What an amazing video!  Radiolab and NPR presents "Words."  The transitions are AMAZING, and you soon realize the words that are conjured by the images.  It's visual poetry in a whole new way.




Now this is what I call a book trailer! Gary Shteyngart's Super Sad True Love Story.  Hilarious.




I love Mary Gaitskill's fiction.  As she's said many times, it's not about sex, although it has sex in it.  Here's her on Stacked Up wandering around  a bookstore and giving her honest opinion of some of the books.




It's Bronte-saurus, now with barrier-breaking feminist vision!




"Television Is a Drug," by Beth Fulton.  LOOK AT ME, LOOK AT ME!  (I love the way words are used and how it's constructed and the voice.) Via the Rumpus.




If you don't know the name Jacob Appel, you haven't been submitting very long.  His short stories rock, and he's gotten over 20,000 rejections.




"Shake the Dust" by Anis Mojgani.  Wow.  Spoken word poetry.




Karl Marlantes, talking about his book Matterhorn, 30 years in the making.  He says, "Get yourself out of the way.  It's not about you."  I love that.




How many ways can I say that Steve Almond ROCKS!  (I was sitting in the audience for this, and my belly hurt afterward.)




Douglas Adams is just as excellent on video as he is in a book!




A tornado about 75 miles east of where I live on June 5, 2009, in Goshen County, Wyoming.  What I love about this video is the enthusiasm behind the camera, cheering on Mother Nature, the psychology of it all.

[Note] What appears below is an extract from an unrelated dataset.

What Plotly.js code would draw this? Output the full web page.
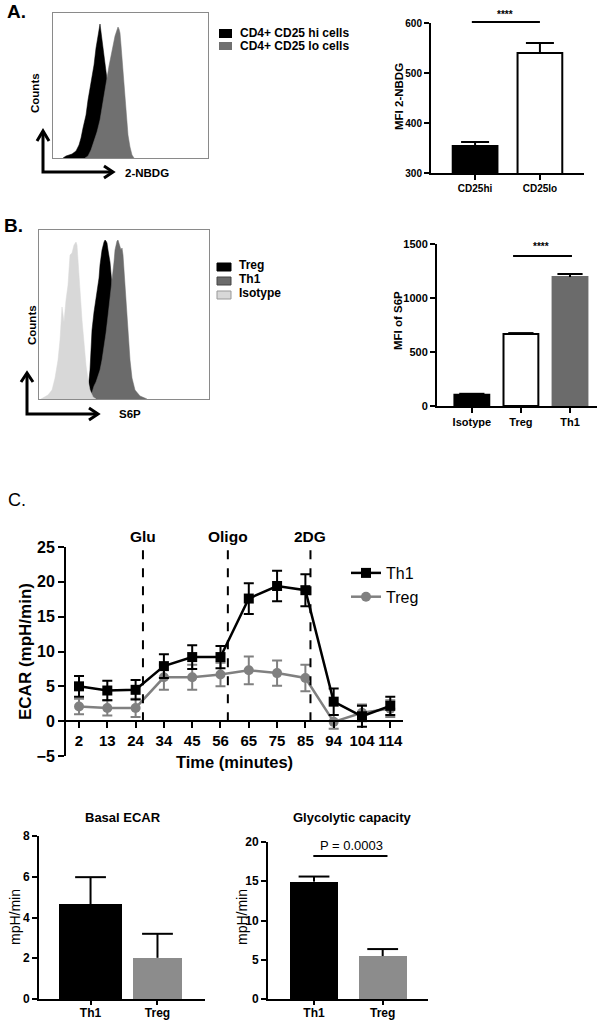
<!DOCTYPE html>
<html><head><meta charset="utf-8">
<script src="https://cdn.plot.ly/plotly-3.0.1.min.js"></script>
<style>html,body{margin:0;padding:0;background:#fff}</style>
</head><body><div id="chart" style="width:602px;height:1020px"></div>
<script>
// ---------- DATA ----------
// Panel A histogram (fluorescence channel vs counts)
const aHiChannel = [10,13,19,23,26,28,30,33,35,37,39,41,43,44,45,46,47,48,49,50,52,54,56,58,60,61];
const aHiCounts  = [0,2,4,7,13,20,30,43,58,70,78,93,110,118,123,128,134,126,118,113,98,83,63,38,13,0];
const aLoChannel = [32,35,38,41,44,47,50,52,54,56,58,60,62,64,65,66,67,68,69,71,72,73,74,75,77,79,81];
const aLoCounts  = [0,2,8,16,26,38,58,70,80,92,103,113,122,128,131,129,125,113,100,78,63,48,36,23,11,3,0];
const aLegend = ['CD4+ CD25 hi cells','CD4+ CD25 lo cells'];
// Panel A bars
const aBarCats = ['CD25hi','CD25lo'];
const aBarMean = [354, 540];
const aBarSem  = [8, 20];
// Panel B histogram
const bTregChannel = [45,49,51,52,53,55,57,58,60,61,63,65,66,67,68,69,71,73,75,77,79,81,83];
const bTregCounts  = [0,9,29,49,69,87,99,109,121,134,149,157,159,158,156,149,137,114,89,59,29,9,0];
const bTh1Channel  = [51,53,55,57,59,61,63,65,67,69,71,73,74,75,76,77,78,79,80,81,82,83,84,85,87,89,91,93,96,101,108];
const bTh1Counts   = [0,7,13,17,23,29,39,51,66,83,100,114,124,137,149,155,158,159,156,151,149,151,144,129,99,64,39,21,9,3,0];
const bIsoChannel  = [2,9,13,16,19,21,23,25,27,29,31,33,35,37,38,39,41,43,45,47,49,51,54,57];
const bIsoCounts   = [0,4,9,21,39,59,92,77,99,114,144,146,154,157,154,134,109,79,54,34,19,9,2,0];
const bLegend = ['Treg','Th1','Isotype'];
// Panel B bars
const bBarCats = ['Isotype','Treg','Th1'];
const bBarMean = [105, 667, 1194];
const bBarSem  = [8, 8, 28];
// Panel C ECAR time course
const times    = ['2','13','24','34','45','56','65','75','85','94','104','114'];
const th1Ecar  = [5.0,4.4,4.5,7.9,9.2,9.2,17.6,19.4,18.8,2.8,0.7,2.2];
const th1Sem   = [1.5,1.4,1.4,1.7,1.7,1.6,2.2,2.2,2.3,1.9,1.5,1.3];
const tregEcar = [2.1,1.9,1.9,6.3,6.3,6.7,7.3,6.9,6.2,-0.1,1.2,1.8];
const tregSem  = [1.1,1.1,1.3,1.8,1.8,1.7,2.0,1.8,1.9,1.0,1.2,1.2];
const injections = ['Glu','Oligo','2DG'];
// Bottom bars
const groupCats = ['Th1','Treg'];
const basalMean = [4.65, 2.02];
const basalSem  = [1.33, 1.18];
const glycoMean = [14.95, 5.47];
const glycoSem  = [0.65, 0.89];

// ---------- LAYOUT HELPERS ----------
const W = 602, H = 1020;
const FONT = 'Liberation Sans, Arial, sans-serif';
const dx = (a,b) => [a/W, b/W];
const dy = (t,b) => [1-b/H, 1-t/H];
const px = x => x/W;
const py = y => 1-y/H;
const P = (x,y) => `${px(x)},${py(y)}`;
const injectPos = [2.26, 5.26, 8.18];

const traces = [];
// bar + upward-only error bar (stem from bar top, cap only at the top)
function barWithError(cats, mean, sem, xa, ya, width, colors, lineColors, lineW, capSize) {
  traces.push({x:cats, y:mean, type:'bar', xaxis:xa, yaxis:ya, width:width,
    marker:{color:colors, line:{color:lineColors, width:lineW}}, showlegend:false, hoverinfo:'skip'});
  traces.push({x:cats, y:mean, type:'scatter', mode:'markers', xaxis:xa, yaxis:ya,
    marker:{size:1, color:'rgba(0,0,0,0)'},
    error_y:{type:'data', array:sem, arrayminus:sem.map(()=>0), symmetric:false, color:'#000', thickness:2, width:0},
    showlegend:false, hoverinfo:'skip'});
  traces.push({x:cats, y:mean.map((m,i)=>m+sem[i]), type:'scatter', mode:'markers', xaxis:xa, yaxis:ya,
    marker:{symbol:'line-ew', size:capSize, line:{color:'#000', width:2}}, showlegend:false, hoverinfo:'skip'});
}

// A histograms
traces.push({x:aHiChannel, y:aHiCounts, xaxis:'x', yaxis:'y', type:'scatter', mode:'lines', fill:'tozeroy',
  fillcolor:'#000000', line:{color:'#000000', width:0.5}, showlegend:false, hoverinfo:'skip'});
traces.push({x:aLoChannel, y:aLoCounts, xaxis:'x', yaxis:'y', type:'scatter', mode:'lines', fill:'tozeroy',
  fillcolor:'#707070', line:{color:'#707070', width:0.5}, showlegend:false, hoverinfo:'skip'});
// A bars
barWithError(aBarCats, aBarMean, aBarSem, 'x2', 'y2', 0.69, ['#000000','#ffffff'], '#000', 2, 20);
// B histograms
traces.push({x:bTregChannel, y:bTregCounts, xaxis:'x3', yaxis:'y3', type:'scatter', mode:'lines', fill:'tozeroy',
  fillcolor:'#000000', line:{color:'#000000', width:0.5}, showlegend:false, hoverinfo:'skip'});
traces.push({x:bTh1Channel, y:bTh1Counts, xaxis:'x3', yaxis:'y3', type:'scatter', mode:'lines', fill:'tozeroy',
  fillcolor:'#6b6b6b', line:{color:'#6b6b6b', width:0.5}, showlegend:false, hoverinfo:'skip'});
traces.push({x:bIsoChannel, y:bIsoCounts, xaxis:'x3', yaxis:'y3', type:'scatter', mode:'lines', fill:'tozeroy',
  fillcolor:'#d8d8d8', line:{color:'#d8d8d8', width:0.5}, showlegend:false, hoverinfo:'skip'});
// B bars
barWithError(bBarCats, bBarMean, bBarSem, 'x4', 'y4', 0.71, ['#000000','#ffffff','#6b6b6b'], ['#000','#000','#6b6b6b'], 2, 18);
// C lines
traces.push({x:times, y:tregEcar, name:'Treg', type:'scatter', mode:'lines+markers', xaxis:'x5', yaxis:'y5',
  line:{color:'#808080', width:2.5}, marker:{symbol:'circle', size:10, color:'#808080'},
  error_y:{type:'data', array:tregSem, color:'#808080', thickness:2, width:5}, legend:'legend', hoverinfo:'skip'});
traces.push({x:times, y:th1Ecar, name:'Th1', type:'scatter', mode:'lines+markers', xaxis:'x5', yaxis:'y5',
  line:{color:'#000000', width:2.5}, marker:{symbol:'square', size:10, color:'#000000'},
  error_y:{type:'data', array:th1Sem, color:'#000000', thickness:2, width:5}, legend:'legend', hoverinfo:'skip'});
// Basal ECAR bars
barWithError(groupCats, basalMean, basalSem, 'x6', 'y6', [0.94,0.73], ['#000000','#8c8c8c'], ['#000000','#8c8c8c'], 0, 22);
// Glycolytic capacity bars
barWithError(groupCats, glycoMean, glycoSem, 'x7', 'y7', 0.7, ['#000000','#8c8c8c'], ['#000000','#8c8c8c'], 0, 22);

const box = {showgrid:false, zeroline:false, showticklabels:false, ticks:'', showline:true, mirror:true,
  linecolor:'#8a8a8a', linewidth:1, fixedrange:true};
const ax = (size, extra) => Object.assign({showgrid:false, zeroline:false, showline:true, linecolor:'#000', linewidth:2,
  ticks:'outside', ticklen:5, tickwidth:2, tickcolor:'#000', tickangle:0,
  tickfont:{family:FONT, size:size, color:'#000', weight:700}, fixedrange:true}, extra);

const ann = [];
const A = (text, x, y, o={}) => ann.push(Object.assign({text:text, x:px(x), y:py(y), xref:'paper', yref:'paper',
  showarrow:false, xanchor:'center', yanchor:'middle',
  font:{family:FONT, size:12, color:'#000', weight:700}}, o));

A('A.', 5, 12, {xanchor:'left', font:{family:FONT, size:19, color:'#000', weight:700}});
A('Counts', 35, 93, {textangle:-90, font:{family:FONT, size:11.5, color:'#000', weight:700}});
A('2-NBDG', 147, 173, {font:{family:FONT, size:11.5, color:'#000', weight:700}});
A(aLegend[0], 238, 33, {xanchor:'left'});
A(aLegend[1], 238, 46, {xanchor:'left'});
A('MFI 2-NBDG', 399, 97, {textangle:-90, font:{family:FONT, size:11.5, color:'#000', weight:700}});
A('****', 505, 15, {font:{family:FONT, size:10, color:'#000', weight:700}});

A('B.', 2, 225, {xanchor:'left', font:{family:FONT, size:19, color:'#000', weight:700}});
A('Counts', 32, 325, {textangle:-90, font:{family:FONT, size:11.5, color:'#000', weight:700}});
A('S6P', 130, 414, {font:{family:FONT, size:11.5, color:'#000', weight:700}});
A(bLegend[0], 237, 265, {xanchor:'left'});
A(bLegend[1], 237, 279, {xanchor:'left'});
A(bLegend[2], 237, 293, {xanchor:'left'});
A('MFI of S6P', 398, 321, {textangle:-90, font:{family:FONT, size:11.5, color:'#000', weight:700}});
A('****', 541, 246, {font:{family:FONT, size:10, color:'#000', weight:700}});

A('C.', 6, 500, {xanchor:'left', font:{family:FONT, size:18, color:'#000'}});
injections.forEach((t,i) => ann.push({text:t, x:injectPos[i], xref:'x5', y:py(536), yref:'paper', showarrow:false,
  xanchor:'center', yanchor:'middle', font:{family:FONT, size:15.5, color:'#000', weight:700}}));
A('ECAR (mpH/min)', 25, 652, {textangle:-90, font:{family:FONT, size:17, color:'#000', weight:700}});
A('Time (minutes)', 234, 762, {font:{family:FONT, size:16.5, color:'#000', weight:700}});

A('Basal ECAR', 123, 817, {font:{family:FONT, size:13, color:'#000', weight:700}});
A('mpH/min', 15, 917, {textangle:-90, font:{family:FONT, size:14, color:'#000'}});
A('Glycolytic capacity', 352, 817, {font:{family:FONT, size:13, color:'#000', weight:700}});
A('mpH/min', 242, 917, {textangle:-90, font:{family:FONT, size:14, color:'#000'}});
A('P = 0.0003', 351, 845, {font:{family:FONT, size:13, color:'#000'}});

const shapes = [];
const blackLine = {color:'#000', width:3};
// A arrows
shapes.push({type:'path', xref:'paper', yref:'paper', path:`M${P(43,131)} L${P(43,172)} L${P(113,172)}`, line:blackLine});
shapes.push({type:'path', xref:'paper', yref:'paper', path:`M${P(37,141)} L${P(43,131)} L${P(49,141)}`, line:blackLine});
shapes.push({type:'path', xref:'paper', yref:'paper', path:`M${P(104,166)} L${P(113,172)} L${P(104,178)}`, line:blackLine});
// B arrows
shapes.push({type:'path', xref:'paper', yref:'paper', path:`M${P(27,373)} L${P(27,414)} L${P(98,414)}`, line:blackLine});
shapes.push({type:'path', xref:'paper', yref:'paper', path:`M${P(21,382)} L${P(27,373)} L${P(33,382)}`, line:blackLine});
shapes.push({type:'path', xref:'paper', yref:'paper', path:`M${P(89,408)} L${P(98,414)} L${P(89,420)}`, line:blackLine});
// legend squares A
shapes.push({type:'rect', xref:'paper', yref:'paper', x0:px(219), x1:px(232), y0:py(38), y1:py(29), fillcolor:'#000', line:{width:0}});
shapes.push({type:'rect', xref:'paper', yref:'paper', x0:px(219), x1:px(232), y0:py(50), y1:py(42), fillcolor:'#707070', line:{width:0}});
// legend squares B
shapes.push({type:'rect', xref:'paper', yref:'paper', x0:px(217), x1:px(231), y0:py(271), y1:py(263), fillcolor:'#000', line:{color:'#000', width:1}});
shapes.push({type:'rect', xref:'paper', yref:'paper', x0:px(217), x1:px(231), y0:py(285), y1:py(277), fillcolor:'#6b6b6b', line:{color:'#444', width:1}});
shapes.push({type:'rect', xref:'paper', yref:'paper', x0:px(217), x1:px(231), y0:py(299), y1:py(291), fillcolor:'#d8d8d8', line:{color:'#999', width:1}});
// significance lines
shapes.push({type:'line', xref:'x2', yref:'paper', x0:-0.05, x1:1.0, y0:py(22), y1:py(22), line:{color:'#000', width:2}});
shapes.push({type:'line', xref:'x4', yref:'paper', x0:0.84, x1:2.04, y0:py(256), y1:py(256), line:{color:'#000', width:2}});
shapes.push({type:'line', xref:'x7', yref:'paper', x0:-0.01, x1:1.07, y0:py(856), y1:py(856), line:{color:'#000', width:2}});
// injection dashed lines
injectPos.forEach(p => shapes.push({type:'line', xref:'x5', yref:'y5', x0:p, x1:p, y0:0, y1:25,
  line:{color:'#000', width:2, dash:'dash'}}));

const layout = {
  width:W, height:H, margin:{l:0,r:0,t:0,b:0}, paper_bgcolor:'#fff', plot_bgcolor:'rgba(0,0,0,0)',
  font:{family:FONT, color:'#000'},
  xaxis: Object.assign({}, box, {domain:dx(53,208), range:[0,155], anchor:'y'}),
  yaxis: Object.assign({}, box, {domain:dy(13,158), range:[0,145], anchor:'x'}),
  xaxis2: ax(10, {domain:dx(431,584), range:[-0.68,1.68], type:'category', anchor:'y2'}),
  yaxis2: ax(10, {domain:dy(23,173), range:[300,600], tickvals:[300,400,500,600], anchor:'x2'}),
  xaxis3: Object.assign({}, box, {domain:dx(39,209), range:[0,170], anchor:'y3'}),
  yaxis3: Object.assign({}, box, {domain:dy(230,399), range:[0,169], anchor:'x3'}),
  xaxis4: ax(11, {domain:dx(437,597), range:[-0.71,2.55], type:'category', anchor:'y4'}),
  yaxis4: ax(11, {domain:dy(244,406), range:[0,1500], tickvals:[0,500,1000,1500], anchor:'x4'}),
  xaxis5: ax(15, {domain:dx(66,403), range:[-0.46,11.45], type:'category', anchor:'free', position:py(721), ticklen:6}),
  yaxis5: ax(16, {domain:dy(547,756), range:[-5,25], tickvals:[-5,0,5,10,15,20,25], anchor:'x5', ticklen:6}),
  xaxis6: ax(12, {domain:dx(39,205), range:[-0.77,1.71], type:'category', anchor:'y6', ticklen:4, ticklabelstandoff:-2}),
  yaxis6: ax(12, {domain:dy(836,999), range:[0,8], tickvals:[0,2,4,6,8], anchor:'x6'}),
  xaxis7: ax(12, {domain:dx(268,428), range:[-0.67,1.66], type:'category', anchor:'y7', ticklen:4, ticklabelstandoff:-2}),
  yaxis7: ax(12, {domain:dy(842,999), range:[0,20], tickvals:[0,5,10,15,20], anchor:'x7'}),
  legend:{x:px(346), y:py(556), xanchor:'left', yanchor:'top', traceorder:'reversed', bgcolor:'rgba(0,0,0,0)',
    font:{family:FONT, size:16, color:'#000'}, itemwidth:30, tracegroupgap:0},
  annotations: ann,
  shapes: shapes,
  bargap:0
};
Plotly.newPlot('chart', traces, layout, {displayModeBar:false, staticPlot:true});
</script>
</body></html>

This is an amazing video on a number of levels.  It's all just words.  Great marketing idea.  Great sentiment. The voice.  (You have to watch it at least half-way through to get it.) "The Future of Publishing" by DK (UK).

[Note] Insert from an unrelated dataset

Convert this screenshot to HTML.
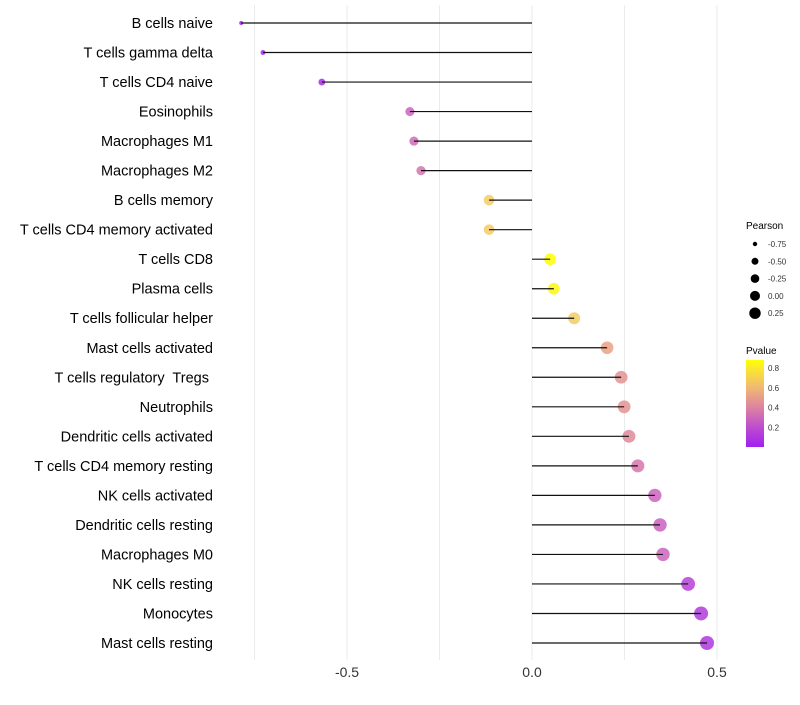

What do you turn to when you feel stomped on?  This always cheers me up.  Jay-Z "Dirt Off Your Shoulder."




"Did you write this?" "No." "Who then?" "Charlotte Bronte." "May I speak to her then? It's balls!" Hehehehe. Some wonderful Fry and Laurie.




This is hilarious!  I now know what my problem is: excessive perkiness.  From the Onion.

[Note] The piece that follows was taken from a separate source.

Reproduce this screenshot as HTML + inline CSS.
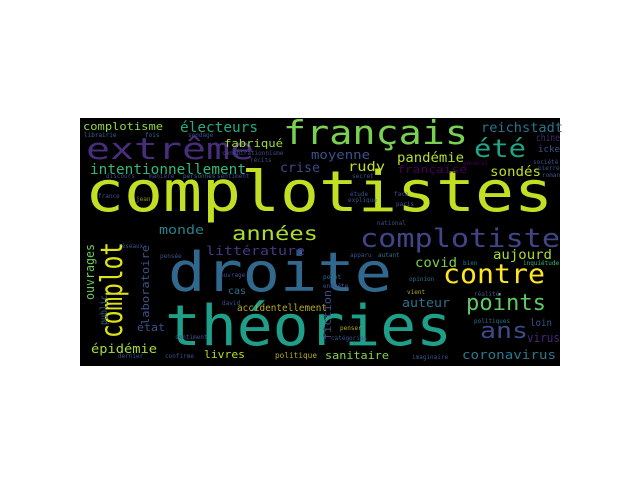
<!DOCTYPE html>
<html><head><meta charset="utf-8"><style>
html,body{margin:0;padding:0;background:#fff;width:640px;height:480px;overflow:hidden}
svg{display:block}
text{font-family:"DejaVu Sans Mono","Liberation Mono",monospace}
</style></head><body>
<svg width="640" height="480" viewBox="0 0 640 480">
<rect x="80" y="118" width="480" height="248" fill="#000"/>
<g>
<text x="85" y="211" font-size="56" fill="#c2df23" textLength="468" lengthAdjust="spacingAndGlyphs">complotistes</text>
<text x="168" y="291" font-size="54" fill="#31688e" textLength="224" lengthAdjust="spacingAndGlyphs">droite</text>
<text x="165" y="345" font-size="56" fill="#1f9e89" textLength="287" lengthAdjust="spacingAndGlyphs">théories</text>
<text x="283" y="144" font-size="33" fill="#7ad151" textLength="185" lengthAdjust="spacingAndGlyphs">français</text>
<text x="86" y="159" font-size="29" fill="#472d7b" textLength="168" lengthAdjust="spacingAndGlyphs">extrême</text>
<text x="360" y="247" font-size="26" fill="#414487" textLength="200" lengthAdjust="spacingAndGlyphs">complotiste</text>
<text transform="translate(122,338) rotate(-90)" font-size="30" fill="#dde318" textLength="96" lengthAdjust="spacingAndGlyphs">complot</text>
<text x="443" y="283" font-size="27" fill="#fde725" textLength="102" lengthAdjust="spacingAndGlyphs">contre</text>
<text x="466" y="310" font-size="22" fill="#5ec962" textLength="80" lengthAdjust="spacingAndGlyphs">points</text>
<text x="480" y="338" font-size="22" fill="#3e4a89" textLength="48" lengthAdjust="spacingAndGlyphs">ans</text>
<text x="474" y="157" font-size="25" fill="#20a386" textLength="52" lengthAdjust="spacingAndGlyphs">été</text>
<text x="232" y="240" font-size="19" fill="#addc30" textLength="86" lengthAdjust="spacingAndGlyphs">années</text>
<text x="90" y="174" font-size="14" fill="#35b779" textLength="156" lengthAdjust="spacingAndGlyphs">intentionnellement</text>
<text x="180" y="132" font-size="14" fill="#25ab82" textLength="78" lengthAdjust="spacingAndGlyphs">électeurs</text>
<text x="83" y="130" font-size="11" fill="#8fd744" textLength="80" lengthAdjust="spacingAndGlyphs">complotisme</text>
<text x="224" y="147" font-size="11" fill="#a0da39" textLength="59" lengthAdjust="spacingAndGlyphs">fabriqué</text>
<text x="280" y="172" font-size="13" fill="#3e4a89" textLength="40" lengthAdjust="spacingAndGlyphs">crise</text>
<text x="311" y="159" font-size="12" fill="#3b528b" textLength="59" lengthAdjust="spacingAndGlyphs">moyenne</text>
<text x="397" y="162" font-size="13" fill="#b5de2b" textLength="67" lengthAdjust="spacingAndGlyphs">pandémie</text>
<text x="481" y="132" font-size="13" fill="#2c728e" textLength="82" lengthAdjust="spacingAndGlyphs">reichstadt</text>
<text x="348" y="171" font-size="13" fill="#c2df23" textLength="37" lengthAdjust="spacingAndGlyphs">rudy</text>
<text x="490" y="176" font-size="13" fill="#bddf26" textLength="51" lengthAdjust="spacingAndGlyphs">sondés</text>
<text x="397" y="173" font-size="11" fill="#440154" textLength="70" lengthAdjust="spacingAndGlyphs">française</text>
<text x="536" y="141" font-size="10" fill="#3b2e70" textLength="24" lengthAdjust="spacingAndGlyphs">chine</text>
<text x="538" y="152" font-size="9" fill="#3b528b" textLength="22" lengthAdjust="spacingAndGlyphs">icke</text>
<text x="159" y="234" font-size="12" fill="#26828e" textLength="45" lengthAdjust="spacingAndGlyphs">monde</text>
<text x="206" y="255" font-size="12" fill="#443983" textLength="99" lengthAdjust="spacingAndGlyphs">littérature</text>
<text transform="translate(94,300) rotate(-90)" font-size="12" fill="#6ccd5a" textLength="56" lengthAdjust="spacingAndGlyphs">ouvrages</text>
<text transform="translate(107,325) rotate(-90)" font-size="10" fill="#365c8d" textLength="30" lengthAdjust="spacingAndGlyphs">public</text>
<text transform="translate(149,325) rotate(-90)" font-size="11" fill="#3b528b" textLength="80" lengthAdjust="spacingAndGlyphs">laboratoire</text>
<text transform="translate(331,340) rotate(-90)" font-size="11" fill="#3e4989" textLength="50" lengthAdjust="spacingAndGlyphs">fiction</text>
<text x="228" y="294" font-size="10" fill="#2c728e" textLength="18" lengthAdjust="spacingAndGlyphs">cas</text>
<text x="137" y="331" font-size="11" fill="#3b528b" textLength="28" lengthAdjust="spacingAndGlyphs">etat</text>
<text x="91" y="353" font-size="12" fill="#a5db36" textLength="66" lengthAdjust="spacingAndGlyphs">épidémie</text>
<text x="204" y="358" font-size="11" fill="#b8de29" textLength="41" lengthAdjust="spacingAndGlyphs">livres</text>
<text x="237" y="311" font-size="10" fill="#b9a91b" textLength="90" lengthAdjust="spacingAndGlyphs">accidentellement</text>
<text x="275" y="358" font-size="8" fill="#b9a91b" textLength="42" lengthAdjust="spacingAndGlyphs">politique</text>
<text x="402" y="307" font-size="12" fill="#2d708e" textLength="48" lengthAdjust="spacingAndGlyphs">auteur</text>
<text x="415" y="267" font-size="13" fill="#7ad151" textLength="42" lengthAdjust="spacingAndGlyphs">covid</text>
<text x="493" y="259" font-size="13" fill="#a8db34" textLength="59" lengthAdjust="spacingAndGlyphs">aujourd</text>
<text x="325" y="359" font-size="11" fill="#84d44b" textLength="64" lengthAdjust="spacingAndGlyphs">sanitaire</text>
<text x="462" y="359" font-size="12" fill="#2a788e" textLength="94" lengthAdjust="spacingAndGlyphs">coronavirus</text>
<text x="527" y="342" font-size="12" fill="#482878" textLength="33" lengthAdjust="spacingAndGlyphs">virus</text>
<text x="530" y="326" font-size="10" fill="#3b528b" textLength="22" lengthAdjust="spacingAndGlyphs">loin</text>
<g font-size="6">
<text x="84" y="137" fill="#31688e">librairie</text>
<text x="145" y="137" fill="#31688e">fois</text>
<text x="188" y="137" fill="#3e4a89">sondage</text>
<text x="222" y="155" fill="#3e4a89">conspirationnisme</text>
<text x="250" y="162" fill="#3e4a89">récits</text>
<text x="106" y="178" fill="#3e4a89">discours</text>
<text x="149" y="178" fill="#3e4a89">manière</text>
<text x="183" y="178" fill="#31688e">personnes</text>
<text x="217" y="178" fill="#3e4a89">sentiment</text>
<text x="98" y="198" fill="#3b528b">france</text>
<text x="136" y="201" fill="#8f8f20">jean</text>
<text x="352" y="178" fill="#3b528b">secret</text>
<text x="350" y="196" fill="#3b528b">étude</text>
<text x="348" y="202" fill="#3b528b">explique</text>
<text x="394" y="196" fill="#3b528b">face</text>
<text x="396" y="206" fill="#3b528b">paris</text>
<text x="377" y="225" fill="#3b528b">national</text>
<text x="463" y="165" fill="#440154">général</text>
<text x="533" y="164" fill="#3b528b">société</text>
<text x="538" y="170" fill="#3b528b">pierre</text>
<text x="542" y="177" fill="#3b528b">roman</text>
<text x="118" y="248" fill="#3b528b">réseaux</text>
<text x="160" y="258" fill="#3b528b">pensée</text>
<text x="220" y="277" fill="#3b528b">ouvrage</text>
<text x="222" y="305" fill="#3b528b">david</text>
<text x="175" y="339" fill="#3b528b">sentiment</text>
<text x="118" y="358" fill="#3b528b">dernier</text>
<text x="165" y="358" fill="#3b528b">confirme</text>
<text x="350" y="257" fill="#3b528b">apparu</text>
<text x="378" y="257" fill="#2c728e">autant</text>
<text x="463" y="265" fill="#2a788e">bien</text>
<text x="523" y="265" fill="#35b779">inquiétude</text>
<text x="323" y="279" fill="#2c728e">point</text>
<text x="409" y="281" fill="#2c728e">opinion</text>
<text x="323" y="288" fill="#3b528b">enquête</text>
<text x="407" y="294" fill="#b9a91b">vient</text>
<text x="474" y="296" fill="#3b528b">réalité</text>
<text x="474" y="323" fill="#2c728e">politiques</text>
<text x="340" y="330" fill="#b9a91b">penser</text>
<text x="331" y="340" fill="#3b528b">catégories</text>
<text x="412" y="359" fill="#3b528b">imaginaire</text>
</g>
</g>
</svg>
</body></html>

Science shows that long-term motivation in creative projects is moving toward mastery, not biological motivation or carrot and stick.  Daniel Pink at Author Magazine.




Words have power.  Naming a child "disabled" puts a lid on her and his power.  A fabulous TED talk by model and Paralympic athlete Aimee Mullins.




This American Life's Ira Glass on the gap between what you're trying to achieve and what you're able to.  An excellent point.  There are four segments of this, of which this is the third.




The fabulous J. K. Rowling delivering the commencement address at Harvard.  Everything a speech should be:  funny, heartfelt, moving.  Wow.




Metaphor Matters, by James Geary (on TED).  Something I've long thought:  metaphoric thinking is a basic human impulse and is just as applicable to science as it is to poetry.




This is HILARIOUS!  "Being an agent is EXACTLY like this! Or not...," via the Swivet. (Thanks, Pembroke.)




The world brutalizes girls, and we brutalize the girl inside us ~ the girl inside men and women alike.  Very moving. By Eve Ensler, via TED.




Virtual Reality Professor Randy Pausch's Last Lecture "Really Achieving Your Childhood Dreams" at Carnegie Mellon. As he gives this lecture, Dr. Pausch is dying of pancreatic cancer and has been given 3-6 months to live.  He stresses that we don't achieve things on our own; we get help from lots of people along the way. It's a long lecture but worth viewing to the end.




The Girl Effect.  One of the things that is so amazing about this video, over and above the message, is that it's all done with words.




Chimamanda Ngozi Adichie’s wonderful TED talk about the dangers of the single story.  So so true.




One of the most beautiful art films I've seen in a while.  Wizard Smoke, from Salazar.




Have you ever watched the wonderful Wallace and Gromit?  In A Grand Day Out, Wallace tells Gromit, "Hold on, lad, and think of Lancashire Hotpot."  Well, for those of you wondering what Lancashire Hotpot is, here's a great video telling you how. Thanks, Sonja!




Writer Darryl Pinckney on getting older.  I can so relate, not that I was ever really hip.




I'm ambivalent, in the true sense of the word, about being a woman in the West, but this video gets at the ideals of Wyoming, even if those ideals aren't always met.